The numbers on the gas side were a little brighter but not enough to offset gloomy trends. (An important caveat is that the EUB's figures do not include any production or reserves for coalbed methane [CBM] since not enough data exists to draw firm conclusions. The Canadian Association of Petroleum Producers this week estimated that reserves of 75 trillion cubic feet [tcf] could come from CBM.)

New reserves from drilling replaced production in Alberta for the first time since 1982. Total output, however, declined 3.8 percent last year over 2001, to 4.8 tcf.

High prices are forecasted to push up production by 1.5 percent to 4.9 tcf in 2003, but the increasing maturity of the basin is expected to pare output by two percent annually to 2012. The province's total volume in that year is projected to have declined to 4.3 tcf.

Initial production from most Alberta gas wells is expected to drop to 282,000 cubic feet per day by 2012, down 20 percent from today's rate of approximately 350,000.

Board staffers calculated a separate decline rate for the southeastern corner of the province, a hot region for shallow gas drilling during the past five years. They predict a 40 percent decline in initial production in wells from the area over the next 10 years.

The report indicates Alberta will still have a healthy energy industry that plays an important role in North American supply over the next decade. But the EUB's figures show Canadian E&P executives face long odds when it comes to growing production.

The challenging exploration environment helps explains the exodus of Canadian players, large and small, to less developed basins in countries such as India, Colombia, Malaysia, and Kazakhstan. The potential for discoveries of much larger reserves helps mitigate political and economic risks, exemplified by Nexen's success in Yemen.

Since investors are willing to pay top dollar for income trusts that often don't show rising volumes on a quarterly basis, it's no wonder the parade of these Canadian trusts is starting to resemble the major streets of Pasadena on Rose Bowl day.

The news out of the EUB's analysis wasn't all bad. Service firms, for example, should be quite pleased with the drilling forecasts.

The regulator expects 2,000 oil wells to be drilled this year, 2,100 in 2004, and 2,200 per year until 2012. About 1,650 successful oil wells were drilled in 2002. On the gas side, the study predicts between 9,500 and 11,000 holes will be punched down annually until 2006, with activity in the following years averaging 10,000 wells annually over the remainder of the forecast period. Close to 8,100 gas wells were recorded in 2001.
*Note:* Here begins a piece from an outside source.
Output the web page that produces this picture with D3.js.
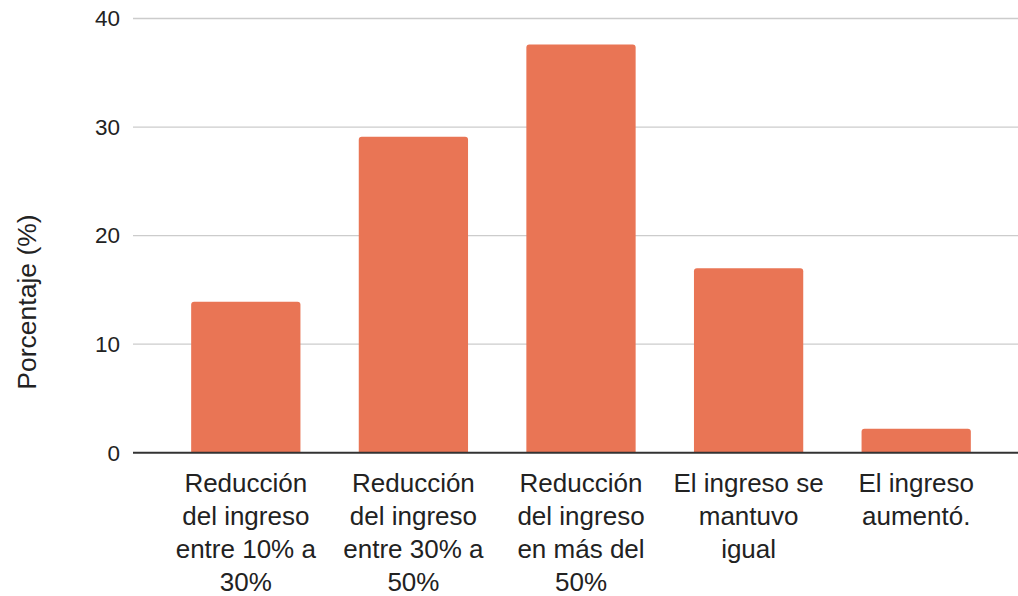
<!DOCTYPE html>
<html>
<head>
<meta charset="utf-8">
<script src="https://cdn.jsdelivr.net/npm/d3@7"></script>
<style>
  body { margin: 0; background: #fff; }
  svg { display: block; font-family: "Liberation Sans", Arial, sans-serif; }
</style>
</head>
<body>
<svg width="1018" height="596"></svg>
<script>
// chart data
var categories = [
  ["Reducción", "del ingreso", "entre 10% a", "30%"],
  ["Reducción", "del ingreso", "entre 30% a", "50%"],
  ["Reducción", "del ingreso", "en más del", "50%"],
  ["El ingreso se", "mantuvo", "igual"],
  ["El ingreso", "aumentó."]
];
var values = [13.9, 29.1, 37.6, 17.0, 2.2];
var yTicks = [0, 10, 20, 30, 40];
var yTitle = "Porcentaje (%)";

var svg = d3.select("svg");

// scales
var x = d3.scaleBand()
  .domain(d3.range(categories.length))
  .range([162, 1000])
  .paddingInner(0.348)
  .paddingOuter(0.174);

var y = d3.scaleLinear()
  .domain([0, 40])
  .range([452.7, 18.5]);

// gridlines
svg.append("g")
  .selectAll("line")
  .data(yTicks.filter(function(d){ return d > 0; }))
  .enter().append("line")
    .attr("x1", 133)
    .attr("x2", 1018)
    .attr("y1", function(d){ return y(d); })
    .attr("y2", function(d){ return y(d); })
    .attr("stroke", "#cccccc")
    .attr("stroke-width", 1.3);

// y tick labels
svg.append("g")
  .selectAll("text")
  .data(yTicks)
  .enter().append("text")
    .attr("x", 120)
    .attr("y", function(d){ return y(d); })
    .attr("dy", "0.35em")
    .attr("text-anchor", "end")
    .attr("font-size", "22.5px")
    .attr("fill", "#222")
    .text(function(d){ return d; });

// bars with rounded top corners
function barPath(x0, w, yTop, yBase, r) {
  r = Math.min(r, (yBase - yTop));
  return "M" + x0 + "," + yBase +
    "V" + (yTop + r) +
    "Q" + x0 + "," + yTop + " " + (x0 + r) + "," + yTop +
    "H" + (x0 + w - r) +
    "Q" + (x0 + w) + "," + yTop + " " + (x0 + w) + "," + (yTop + r) +
    "V" + yBase + "Z";
}

svg.append("g")
  .selectAll("path")
  .data(values)
  .enter().append("path")
    .attr("d", function(d, i){ return barPath(x(i), x.bandwidth(), y(d), y(0), 3); })
    .attr("fill", "#e97555");

// baseline
svg.append("line")
  .attr("x1", 133)
  .attr("x2", 1018)
  .attr("y1", y(0))
  .attr("y2", y(0))
  .attr("stroke", "#333")
  .attr("stroke-width", 2);

// x labels
var labels = svg.append("g")
  .selectAll("text")
  .data(categories)
  .enter().append("text")
    .attr("text-anchor", "middle")
    .attr("font-size", "26px")
    .attr("fill", "#222")
    .attr("transform", function(d, i){ return "translate(" + (x(i) + x.bandwidth() / 2) + ",492)"; });

labels.selectAll("tspan")
  .data(function(d){ return d; })
  .enter().append("tspan")
    .attr("x", 0)
    .attr("y", function(d, i){ return i * 33; })
    .text(function(d){ return d; });

// y title
svg.append("text")
  .attr("transform", "translate(36,302) rotate(-90)")
  .attr("text-anchor", "middle")
  .attr("font-size", "26.5px")
  .attr("fill", "#222")
  .text(yTitle);
</script>
</body>
</html>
"New pools are smaller and new wells drilled today are exhibiting lower initial production rates and steeper decline rates," the report says. "Factoring this in, the EUB believes that new wells drilled will not be able to sustain production levels over most of the forecast period."
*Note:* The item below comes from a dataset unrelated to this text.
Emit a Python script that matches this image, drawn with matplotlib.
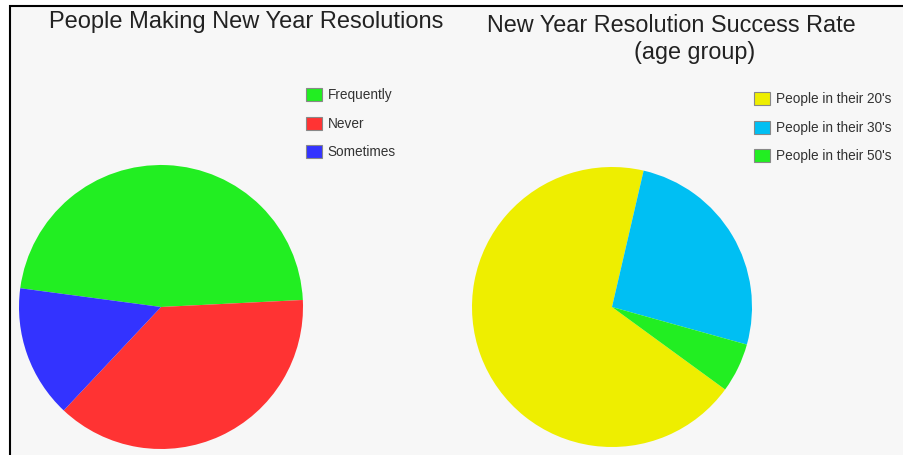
import matplotlib.pyplot as plt
from matplotlib.patches import Rectangle

plt.rcParams['font.family'] = ['Liberation Sans', 'DejaVu Sans']

W, H = 904, 455

# left chart
freq_labels = ['Frequently', 'Never', 'Sometimes']
freq_values = [47.1, 37.8, 15.1]
freq_colors = ['#22ee22', '#ff3333', '#3333ff']

# right chart
age_labels = ["People in their 20's", "People in their 30's", "People in their 50's"]
age_values = [68.6, 25.7, 5.7]
age_colors = ['#eeee00', '#00bff3', '#22ee22']


def px_axes(fig, cx, cy, r):
    # square axes around a pie centre given in pixels from top-left
    return fig.add_axes([(cx - r) / W, (H - cy - r) / H, 2 * r / W, 2 * r / H])


def draw_pie(ax, values, colors, start):
    wedges, _ = ax.pie(values, colors=colors, startangle=start, counterclock=False,
                       radius=1, wedgeprops={'linewidth': 0})
    ax.set_xlim(-1, 1)
    ax.set_ylim(-1, 1)
    ax.set_aspect('auto')
    ax.axis('off')
    return wedges


def add_legend(fig, wedges, labels, x, y):
    leg = fig.legend(wedges, labels, loc='upper left', bbox_to_anchor=(x / W, 1 - y / H),
                     frameon=False, fontsize=9.8, borderpad=0, borderaxespad=0,
                     handlelength=1.18, handleheight=1.08, handletextpad=0.4,
                     labelspacing=1.07)
    for h in leg.legend_handles:
        h.set_edgecolor('#888888')
        h.set_linewidth(0.8)
    for t in leg.get_texts():
        t.set_color('#333333')
    return leg


fig = plt.figure(figsize=(W / 100, H / 100), dpi=100, facecolor='white')

# outer frame
fig.add_artist(Rectangle((9.5 / W, -0.05), 1.3, (H - 6.5) / H + 0.05,
                         transform=fig.transFigure, facecolor='#f7f7f7',
                         edgecolor='black', linewidth=1.5, zorder=0))

ax1 = px_axes(fig, 161, 307, 142)
w1 = draw_pie(ax1, freq_values, freq_colors, 172.4)

ax2 = px_axes(fig, 612, 307, 140)
w2 = draw_pie(ax2, age_values, age_colors, -36.1)

fig.text(246 / W, 1 - 22 / H, 'People Making New Year Resolutions',
         ha='center', va='center', fontsize=17, color='#222222')
fig.text(671 / W, 1 - 25 / H, 'New Year Resolution Success Rate',
         ha='center', va='center', fontsize=16.8, color='#222222')
fig.text(695 / W, 1 - 52 / H, '(age group)',
         ha='center', va='center', fontsize=16.8, color='#222222')

add_legend(fig, w1, freq_labels, 306, 88)
add_legend(fig, w2, age_labels, 754, 92)

fig.savefig('out.png', dpi=100)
The EUB document, available as a pdf file at http://www.eub.gov.ab.ca/bbs/products/STs/st98-2003.pdf, contains encouraging news for U.S. gasoline makers.

Production of Alberta's bitumen, which averaged 829,000 b/d in 2002, could triple by 2012. The huge increase favors Midwest U.S. refiners, particularly if Petro-Canada decides to abandon or scale back an ambitious refinery conversion because of rising costs (see Oil and Gas Advisory, May 3). Refiners in Illinois, Minnesota, and other states that can take the heavy slate should enjoy bigger margins as a glut forces Canadian suppliers to accept lower prices.

The EUB's forecast should also encourage companies with plans to import liquefied natural gas into the United States. The plants and ships are tremendously expensive, but it appears clear that the U.S. should no longer depend so heavily on Canadian gas, and further diversify its supply base.